Wait a minute. Isn't easy money--one of the biggest sources of the housing meltdown--supposed to be a thing of the past?

Not exactly. You can still buy a house without digging deep into your own pocket. In fact, the state and federal government enables people to do so through programs that help the low-income, veterans and others. That has given private businesses like Polygon a way to market themselves in a punishing, post-crash environment--a somewhat ironic development given the way the business community often derides "tax-and-spend" government programs.

James "Bob" Phillips, a mortgage consultant with Polygon Home Loans (a joint venture of the builder and Wells Fargo), explains that the P-I ads refer to two programs. One is run by the U.S. Department of Veterans Affairs, which guarantees loans for veterans. The other is operated by the state Housing Finance Commission, which offers assistance to first-time home buyers within certain income limits. King County households that make under $85,600 can qualify for a second mortgage to cover down payment and closing costs.

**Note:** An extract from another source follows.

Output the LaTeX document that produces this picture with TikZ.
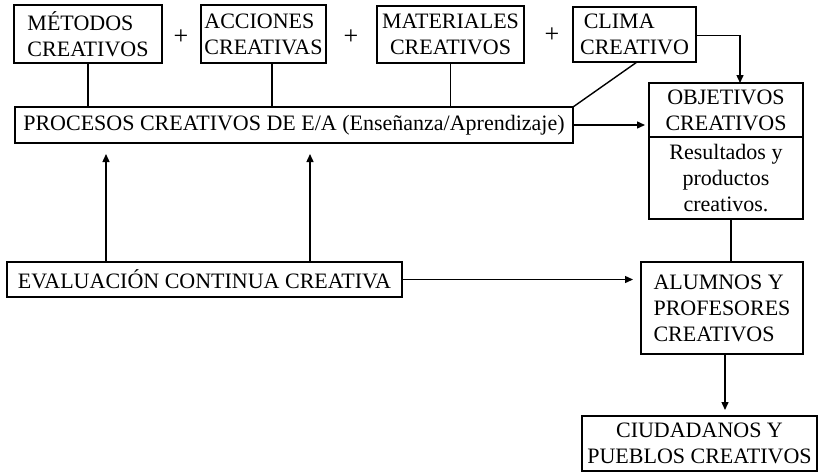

In the case of the commission, according to homeownership division director Dee Taylor, the state itself actually lends the money for both a first and second mortgage. Wells Fargo, and other participating banks, close the deal for the state. In return, lenders get credit toward meeting their obligations for the federal Community Reinvestment Act and a small fee--so small, Taylor says, that many lenders didn't advertise the commission loans until recently, when many other options dried up. In the past year, the commission has more than tripled its number of down-payment mortgages, to approximately 1,000.

While those mortgages may look like easy money, Taylor says there are more strings attached than the subprime loans banks seemed to be handing out to just about anyone in the bad old days. Borrowers need to document their income, have good credit ratings and take five hours of homeowner education.

Consequently, she says the commission has historically seen less default by its borrowers than in the larger community, although it shot up in the last few years--with about 9 percent of its borrowers having missed payments as of July--due to the rising unemployment rate.